Monday, June 28, 2010

Florida Supreme Court Expands Remedies Available Against Judgment Debtors Owning an Interest in a Single Member Limited Liability Company

In a ruling with far-reaching implications for judgment creditors and debtors, on June 24, 2010 the Florida Supreme Court decided the case of Olmstead v. Federal Trade Commission (SC08-1009). The case came to the Supreme Court as a result of a question certified by the Federal Eleventh Circuit in F.T.C. v. Olmstead, 528 F.3d 1310 (11th Cir. 2008): "Whether, pursuant to Fla. Stat. § 608.433(4), a court may order a judgment-debtor to surrender all “right, title, and interest” in the debtor's single-member limited liability company to satisfy an outstanding judgment."
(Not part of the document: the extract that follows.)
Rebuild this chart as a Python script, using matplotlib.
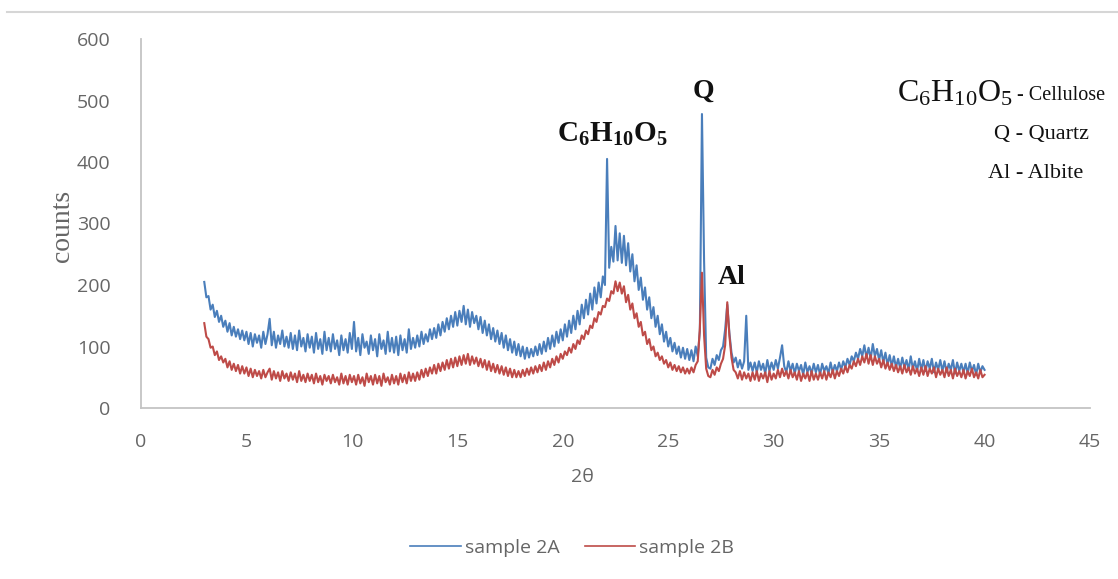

A majority of the Florida Supreme Court answered the question in the affirmative (after rephrasing it). As a result, when a creditor obtains a judgment against an individual debtor who is a member of a single member Limited Liability Company, the judgment creditor may obtain an order from the court requiring the LLC to surrender its assets to satisfy the judgment against the member.

Prior to this ruling, a judgment creditor who wished to levy upon a judgment debtor's interest in a Limited Liability Company had to seek a charging order pursuant to Fla. Stat. § 608.433(4), which provides:

"On application to a court of competent jurisdiction by any judgment creditor of a member, the court may charge the limited liability company membership interest of the member with payment of the unsatisfied amount of the judgment with interest. To the extent so charged, the judgment creditor has only the rights of an assignee of such interest."

According to this statute, a court may order the LLC to apply distributions accruing to the judgment debtor toward satisfaction of the judgment. However, the court may not otherwise allow the judgment creditor to interfere with the operation of the LLC or take part in the decision to make distributions, because pursuant to Fla. Stat. § 608.432(1), a member's right to participate in the management of the LLC's affairs cannot be assigned unless the operating agreement provides for such an assignment and the other members of the LLC consent. This statute greatly limits the usefulness of the charging order as a creditor's remedy, because it leaves the decision to make distributions within the discretion of the members of the LLC, who have no duty to the judgment creditor and no interest in seeing the judgment get paid. A judgment creditor who wants to influence the decisions of the LLC can seek court appointment of a receiver (an extraordinary remedy that should rarely be granted), but otherwise the creditor has no control over the LLC.

After the Olmstead decision, however, the limitations created by § 608.432 no longer exist with respect to single member LLCs, as the charging order is not the only remedy available. When the judgment debtor is the sole member of an LLC, according to Olmstead, the judgment creditor may obtain an order under Chapter 56, Florida Statutes (the chapter generally covering Execution and Final Process), requiring the judgment debtor to surrender all title and interest in the LLC and to turn over the assets of the LLC to the judgment creditor. Thus, the affect of Olmstead is that a single member LLC provides no asset protection whatsoever for the member.

The Court's rationale for drawing a distinction between single member LLCs and multi-member LLCs is that the limitations placed on the assignability of the right to participate in the decisions of the LLC set forth in § 608.432 have no practical application to single member LLCs because there are no other members whose consent would be required in order to assign the right to participate. In other words, while a member's interest in a multi-member LLC is not freely transferable, a member's interest in a single member LLC is.

Obviously this holding should be of interest to judgment creditors and their attorneys. The dissenting opinion should also be of interest, because it discusses the remedies that may be available to judgment creditors in the context of both single member and multi-member LLCs- an order of insolvency of the judgment debtor, an order piercing the corporate veil of the LLC and attaching its property, and an order seeking judicial dissolution of the LLC. And the dissent does not necessarily disagree with the majority's holding that a single member LLC's property may be applied to a judgment against the member, it merely proscribes a procedure for reaching this property that does not require distinguishing between a single member and a multi-member LLC.

Remedies similar to those mentioned above are available to judgment creditors of partners in General Partnerships (Fla. Stat. § 620.8504) and Limited Partnerships (Fla. Stat. § 620.1703), although with respect to these entities, the charging order provides the exclusive remedy. And Chapter 56 sets forth the remedy available against a judgment debtor's shares of a corporation- levy and sale under execution pursuant to Fla. Stat. § 56.061. Jorge M. Abril, P.A.'s main practice areas include enforcing these and other creditor's remedies in state court and in Bankruptcy proceedings.